**Exercise brief:**
Select the lines of the records containing the word "matplotlib" and list them.

**Supplied records:**
>>>>>

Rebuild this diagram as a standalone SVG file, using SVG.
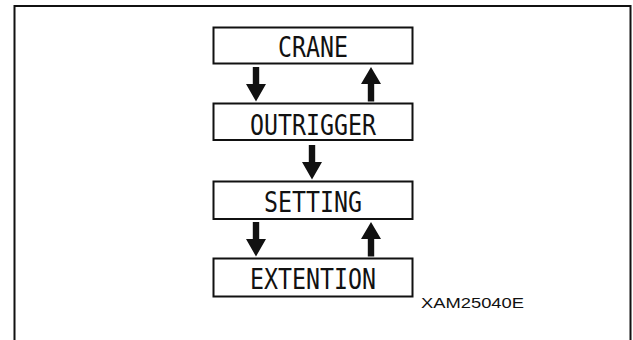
<svg xmlns="http://www.w3.org/2000/svg" width="633" height="340" viewBox="0 0 633 340">
  <style>
    .frame { fill: none; stroke: #111; stroke-width: 2; }
    .box { fill: #fff; stroke: #111; stroke-width: 2; }
    .lbl { font-family: "DejaVu Sans Mono", "Liberation Mono", monospace; font-size: 28px; fill: #111; text-anchor: middle; }
    .code { font-family: "Liberation Sans", Arial, sans-serif; font-size: 14px; fill: #111; }
    .arrow { fill: #111; }
  </style>
  <defs>
    <path id="down" d="M -3.2 0 H 3.2 V 17 H 10 L 0 34.5 L -10 17 H -3.2 Z"/>
    <path id="up" d="M -3.2 34.5 H 3.2 V 17 H 10 L 0 0 L -10 17 H -3.2 Z"/>
  </defs>
  <rect class="frame" x="14.5" y="6" width="616" height="345"/>
  <g id="connectors" class="arrow">
    <use href="#down" x="256" y="67"/>
    <use href="#up" x="371" y="67"/>
    <use href="#down" x="312" y="145"/>
    <use href="#down" x="256" y="222"/>
    <use href="#up" x="371" y="222"/>
  </g>
  <g id="crane">
    <rect class="box" x="213.5" y="27.5" width="199" height="36"/>
    <text class="lbl" x="313" y="57.3" textLength="70" lengthAdjust="spacingAndGlyphs">CRANE</text>
  </g>
  <g id="outrigger">
    <rect class="box" x="213.5" y="103.5" width="199" height="36.5"/>
    <text class="lbl" x="313" y="135" textLength="126" lengthAdjust="spacingAndGlyphs">OUTRIGGER</text>
  </g>
  <g id="setting">
    <rect class="box" x="213.5" y="181.5" width="199" height="37.5"/>
    <text class="lbl" x="313" y="212.3" textLength="98" lengthAdjust="spacingAndGlyphs">SETTING</text>
  </g>
  <g id="extention">
    <rect class="box" x="213.5" y="258.5" width="199" height="38"/>
    <text class="lbl" x="313" y="289.3" textLength="126" lengthAdjust="spacingAndGlyphs">EXTENTION</text>
  </g>
  <text class="code" x="421" y="308" textLength="103" lengthAdjust="spacingAndGlyphs">XAM25040E</text>
</svg>
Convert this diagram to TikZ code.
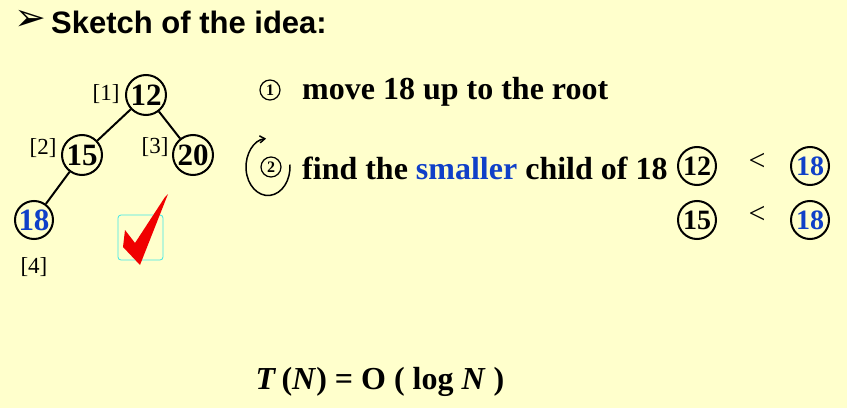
\documentclass[tikz,border=0pt]{standalone}
\usepackage{fontspec}
\setmainfont{Liberation Serif}
\newfontfamily\headfont{Liberation Sans}
\newfontfamily\symfont{DejaVu Sans}
\usetikzlibrary{arrows.meta}
\definecolor{bgyellow}{RGB}{255,255,204}
\definecolor{keyblue}{RGB}{16,64,200}
\definecolor{checkred}{RGB}{240,0,0}
\definecolor{boxcyan}{RGB}{64,230,230}
\begin{document}
\begin{tikzpicture}[x=1pt,y=1pt,
  treenode/.style={circle,draw,line width=2pt,minimum size=40pt,inner sep=0pt,font=\fontsize{31}{31}\selectfont\bfseries},
  cmpnode/.style={circle,draw,line width=2pt,minimum size=38pt,inner sep=0pt,font=\fontsize{28}{28}\selectfont\bfseries},
  idxlabel/.style={font=\fontsize{23}{23}\selectfont,inner sep=0pt},
  numcirc/.style={circle,draw,line width=1.2pt,minimum size=20pt,inner sep=0pt,font=\fontsize{16}{16}\selectfont\bfseries},
  steptext/.style={anchor=west,inner sep=0pt,font=\fontsize{32}{32}\selectfont\bfseries},
  edge/.style={line width=2pt}]
\useasboundingbox[fill=bgyellow] (0,0) rectangle (847,408);
% title
\node[inner sep=0pt,font=\symfont\fontsize{38}{38}\selectfont] (bullet) at (30,388) {➢};
\node[anchor=west,inner sep=0pt,font=\headfont\fontsize{31}{31}\selectfont\bfseries] (title) at (51,386) {Sketch of the idea:};
% tree
\node[treenode] (n12) at (146,313) {12};
\node[treenode] (n15) at (82,253) {15};
\node[treenode] (n20) at (193,253) {20};
\node[treenode,text=keyblue,minimum size=38pt] (n18) at (34,188) {18};
\draw[edge] (n12) -- (n15);
\draw[edge] (n12) -- (n20);
\draw[edge] (n15) -- (n18);
\node[idxlabel] (l1) at (106,314) {[1]};
\node[idxlabel] (l2) at (43,260) {[2]};
\node[idxlabel] (l3) at (155,261) {[3]};
\node[idxlabel] (l4) at (34,141) {[4]};
% check mark
\draw[boxcyan,line width=0.8pt,rounded corners=3pt] (118,148) rectangle (163,193);
\fill[checkred] (125,178) -- (135,165) -- (165,211) -- (168,214) -- (140,143) -- (123,161) -- cycle;
% steps
\node[numcirc] (c1) at (270,318) {1};
\node[steptext] (s1) at (302,316) {move 18 up to the root};
\node[numcirc] (c2) at (271,241) {2};
\node[steptext] (s2) at (302,240) {find the {\color{keyblue}smaller} child of 18};
\draw[line width=1.5pt,-{Straight Barb[length=5pt,width=7pt]}] (268,241) ++(5:22 and 28.5) arc[start angle=5,end angle=-265,x radius=22,y radius=28.5];
% comparisons
\node[cmpnode] (a12) at (697,242) {12};
\node[inner sep=0pt,font=\fontsize{30}{30}\selectfont] (lt1) at (757,246) {<};
\node[cmpnode,text=keyblue] (a18) at (810,242) {18};
\node[cmpnode] (b15) at (697,188) {15};
\node[inner sep=0pt,font=\fontsize{30}{30}\selectfont] (lt2) at (757,193) {<};
\node[cmpnode,text=keyblue] (b18) at (810,188) {18};
% complexity
\node[inner sep=0pt,font=\fontsize{32}{32}\selectfont\bfseries] (tn) at (380,26) {\textit{T}\,(\textit{N}) = O ( log \textit{N} )};
\end{tikzpicture}
\end{document}
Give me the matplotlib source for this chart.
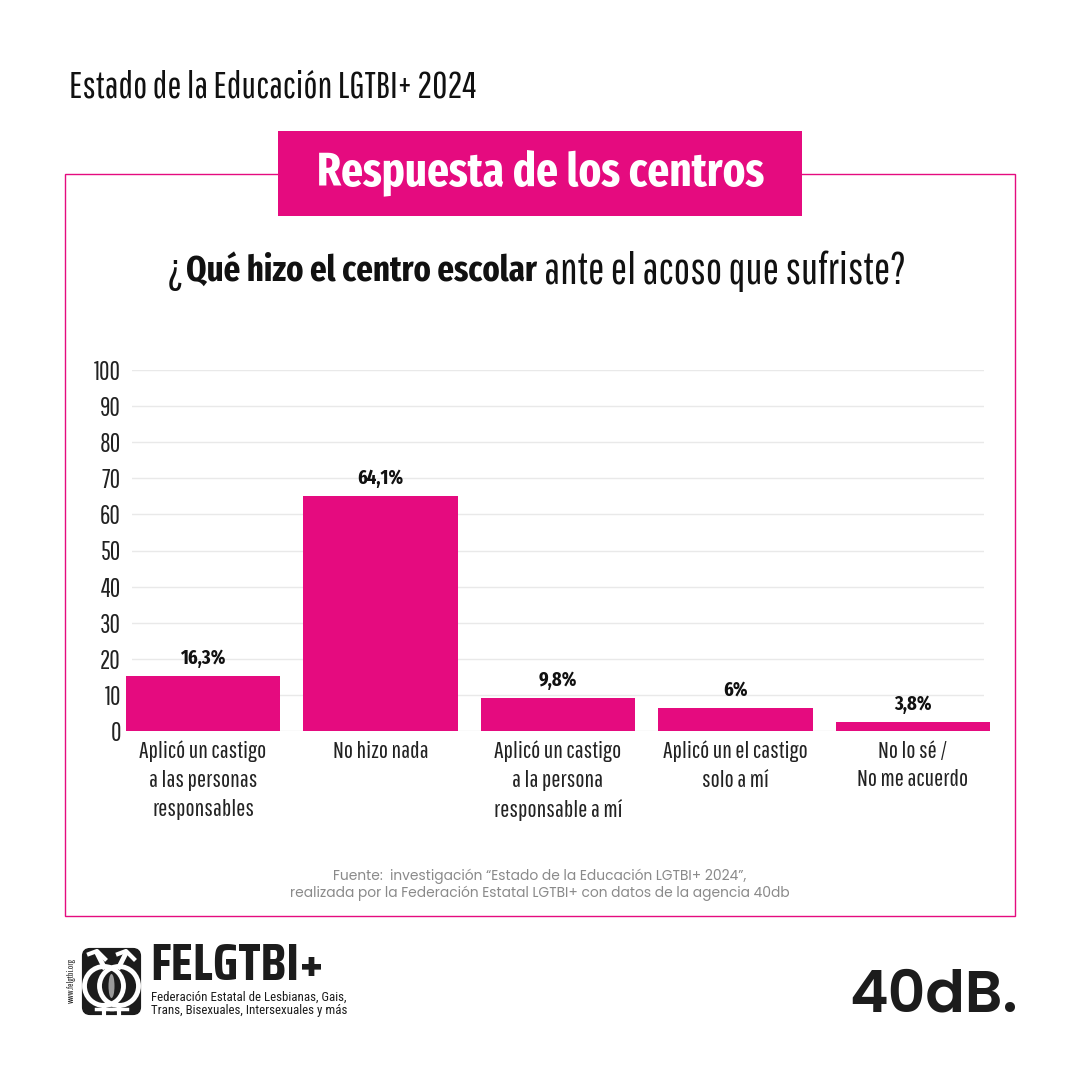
import matplotlib

matplotlib.use("Agg")
import matplotlib.pyplot as plt
from matplotlib.patches import Circle, Ellipse, FancyBboxPatch, Rectangle

THIN = ["Pathway Gothic One", "Liberation Sans Narrow", "Roboto"]
HEAVY = ["Fira Sans Extra Condensed", "Liberation Sans Narrow", "Roboto"]
PINK = "#e50b7f"
DARK = "#1c1c1c"

categories = [
    "Aplicó un castigo\na las personas\nresponsables",
    "No hizo nada",
    "Aplicó un castigo\na la persona\nresponsable a mí",
    "Aplicó un el castigo\nsolo a mí",
    "No lo sé /\nNo me acuerdo",
]
# heights as drawn in the picture, they differ a bit from the printed labels
bar_heights = [15.2, 65.1, 9.1, 6.4, 2.5]
bar_labels = ["16,3%", "64,1%", "9,8%", "6%", "3,8%"]
y_ticks = [0, 10, 20, 30, 40, 50, 60, 70, 80, 90, 100]

fig = plt.figure(figsize=(10.8, 10.8), dpi=100, facecolor="white")

# page overlay in pixel coordinates, y going down
page = fig.add_axes([0, 0, 1, 1])
page.set_xlim(0, 1080)
page.set_ylim(1080, 0)
page.axis("off")

page.text(69, 87, "Estado de la Educación LGTBI+ 2024", fontsize=26.8, family=THIN, color="#111111", va="center")

page.add_patch(Rectangle((65, 174), 950, 742, fill=False, edgecolor=PINK, linewidth=1))
page.add_patch(Rectangle((278, 131), 524, 85, facecolor=PINK, edgecolor="none", zorder=3))
page.text(541, 174, "Respuesta de los centros", fontsize=33.5, family=HEAVY, fontweight="bold", color="white",
          ha="center", va="center", zorder=4)

# question line, bold part then regular part
renderer = fig.canvas.get_renderer()
q1 = page.text(168, 271, "¿", fontsize=31, family=THIN, color="#111111", va="center")
x = q1.get_window_extent(renderer).x1 + 2
q2 = page.text(x, 271, "Qué hizo el centro escolar", fontsize=25.5, family=HEAVY, fontweight="bold",
               color="#111111", va="center")
x = q2.get_window_extent(renderer).x1 + 8
page.text(x, 271, "ante el acoso que sufriste?", fontsize=31.5, family=THIN, color="#111111", va="center")

# bar chart
ax = fig.add_axes([132 / 1080, 1 - 731 / 1080, 852 / 1080, 361 / 1080])
ax.set_xlim(-0.4, 4.4)
ax.set_ylim(0, 100)
ax.patch.set_alpha(0)
for side in ax.spines.values():
    side.set_visible(False)
ax.yaxis.grid(True, color="#e9e9e9", linewidth=1)
ax.set_axisbelow(True)
ax.bar(range(len(bar_heights)), bar_heights, width=0.868, color=PINK, clip_on=False, zorder=3)
ax.set_yticks(y_ticks)
ax.tick_params(axis="y", length=0, pad=8, labelsize=18.5, labelcolor="#222222")
for tick in ax.get_yticklabels():
    tick.set_family(THIN)
ax.set_xticks(range(len(categories)))
ax.set_xticklabels(categories, family=THIN, fontsize=17.5, color="#222222", linespacing=1.45, va="top")
ax.tick_params(axis="x", length=0, pad=7)
for i, h in enumerate(bar_heights):
    ax.annotate(bar_labels[i], (i, h), xytext=(0, 6), textcoords="offset points", ha="center", va="bottom",
                family=HEAVY, fontweight="bold", fontsize=14.5, color="#111111")

page.text(540, 885, "Fuente:  investigación “Estado de la Educación LGTBI+ 2024”,\n"
          "realizada por la Federación Estatal LGTBI+ con datos de la agencia 40db",
          family=["Poppins", "Open Sans"], fontsize=9.95, color="#8a8a8a", ha="center", va="center", linespacing=1.1)

# FELGTBI+ logo, rough redraw of the symbol
page.text(71, 981, "www.felgtbi.org", family=THIN, fontsize=6.5, color=DARK, rotation=90, ha="center", va="center")
page.add_patch(FancyBboxPatch((84, 950), 55, 63, boxstyle="round,pad=0,rounding_size=6", facecolor=DARK, edgecolor=DARK,
                              linewidth=3))
for cx, side in [(104, -1), (119, 1)]:
    page.add_patch(Circle((cx, 986), 19.5, facecolor="none", edgecolor="white", linewidth=3.5, zorder=3))
    # arrow on top, cross below
    page.plot([cx, cx + side * 7], [967, 953], color="white", linewidth=3.5, zorder=3)
    page.plot([cx + side * 7 - 8, cx + side * 7, cx + side * 7 + 8], [954, 951, 959], color="white", linewidth=3, zorder=3)
    page.plot([cx, cx], [1005, 1015], color="white", linewidth=3, zorder=3)
    page.plot([cx - 8, cx + 8], [1009, 1009], color="white", linewidth=2.5, zorder=3)
page.add_patch(Ellipse((111.5, 986), 6, 24, facecolor="#9a9a9a", edgecolor="none", zorder=4))
page.text(150, 966, "FELGTBI+", family=["Saira Condensed", "Liberation Sans"], fontweight="bold",
          fontsize=38, color=DARK, va="center")
page.text(151, 1004, "Federación Estatal de Lesbianas, Gais,\nTrans, Bisexuales, Intersexuales y más",
          family=["Roboto Condensed", "Liberation Sans Narrow", "Roboto"], fontsize=9.3, color=DARK, va="center",
          linespacing=1.05)

page.text(849, 998, "40dB.", family=["Poppins", "Inter"], fontweight="semibold", fontsize=42, color=DARK, va="center")

fig.savefig("out.png", dpi=100, facecolor="white")
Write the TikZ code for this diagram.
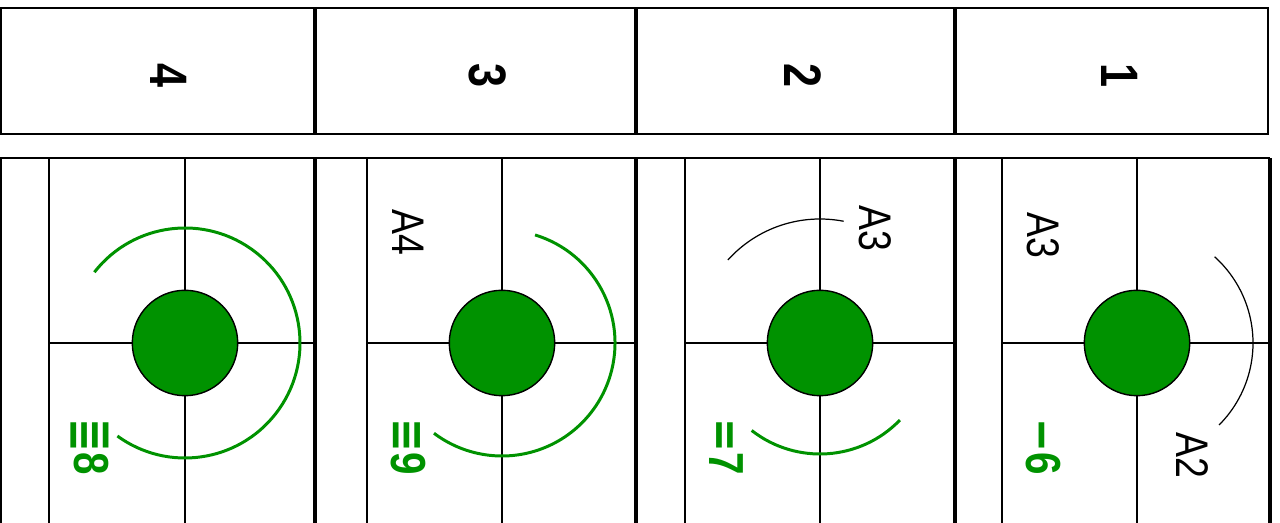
\documentclass[tikz,border=0pt]{standalone}
\usepackage{fontspec}
\setmainfont{Liberation Sans}
\newfontfamily\barfont{DejaVu Sans}
\usetikzlibrary{positioning}
\definecolor{rowgreen}{RGB}{0,146,0}
\newcommand{\squeeze}[1]{\scalebox{0.82}[1]{#1}}

\begin{document}
\begin{tikzpicture}[x=0.02cm, y=0.02cm,
    frame/.style={line width=1.4pt},
    divider/.style={line width=2.8pt},
    gridline/.style={line width=0.8pt},
    greenarc/.style={line width=1.7pt, draw=rowgreen},
    thinarc/.style={line width=0.7pt},
    headnum/.style={rotate=-90, inner sep=0pt, font=\bfseries\fontsize{30}{32}\selectfont},
    posname/.style={rotate=-90, inner sep=0pt, font=\fontsize{26}{28}\selectfont},
    fingering/.style={rotate=-90, inner sep=0pt, text=rowgreen, font=\bfseries\fontsize{28}{30}\selectfont},
    ball/.style={circle, draw=black, line width=0.8pt, fill=rowgreen, minimum size=60pt, inner sep=0pt}
  ]
  \useasboundingbox (0,0) rectangle (1280,523);

  % header row
  \draw[frame] (1,389) rectangle (1268,515);
  \foreach \px in {315,636,955}
    \draw[divider] (\px,389) -- (\px,515);
  \node[headnum] (head4) at (169,447) {\squeeze{4}};
  \node[headnum] (head3) at (488,447) {\squeeze{3}};
  \node[headnum] (head2) at (803,447) {\squeeze{2}};
  \node[headnum] (head1) at (1120,447) {\squeeze{1}};

  % lower panels
  \draw[frame] (1,0) -- (1,365) -- (1270,365);
  \foreach \px in {315,636,955,1270}
    \draw[divider] (\px,0) -- (\px,365);
  \foreach \lx/\cx/\rx in {49/185/315, 367/502/636, 685/820/955, 1002/1137/1270} {
    \draw[gridline] (\lx,0) -- (\lx,365);
    \draw[gridline] (\cx,0) -- (\cx,365);
    \draw[gridline] (\lx,180) -- (\rx,180);
  }

  \node[ball] (ball4) at (185,180) {};
  \node[ball] (ball3) at (502,180) {};
  \node[ball] (ball2) at (820,180) {};
  \node[ball] (ball1) at (1137,180) {};

  % arcs
  \draw[greenarc] (ball4.center) ++(142:115) arc[start angle=142, end angle=-126, radius=115];
  \draw[greenarc] (ball3.center) ++(73:113) arc[start angle=73, end angle=-127, radius=113];
  \draw[greenarc] (ball2.center) ++(-128:111) arc[start angle=-128, end angle=-44, radius=111];
  \draw[thinarc] (ball2.center) ++(138:124) arc[start angle=138, end angle=79, radius=124];
  \draw[thinarc] (ball1.center) ++(48:116) arc[start angle=48, end angle=-45, radius=116];

  % labels
  \node[posname] (a4three) at (408,291) {\squeeze{A4}};
  \node[posname] (a3two) at (875,295) {\squeeze{A3}};
  \node[posname] (a3one) at (1043,288) {\squeeze{A3}};
  \node[posname] (a2one) at (1192,68) {\squeeze{A2}};

  \node[fingering] (fing4) at (90,76) {\squeeze{{\barfont\bfseries ≣}8}};
  \node[fingering] (fing3) at (408,76) {\squeeze{{\barfont\bfseries ≡}9}};
  \node[fingering] (fing2) at (726,76) {\squeeze{{\barfont\bfseries =}7}};
  \node[fingering] (fing1) at (1043,76) {\squeeze{{\barfont\bfseries −}6}};
\end{tikzpicture}
\end{document}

<<<<<

**Result:**
Give me the matplotlib source for this chart.
import matplotlib
matplotlib.use("Agg")
import matplotlib.pyplot as plt
from matplotlib.patches import Circle, Ellipse, FancyBboxPatch, Rectangle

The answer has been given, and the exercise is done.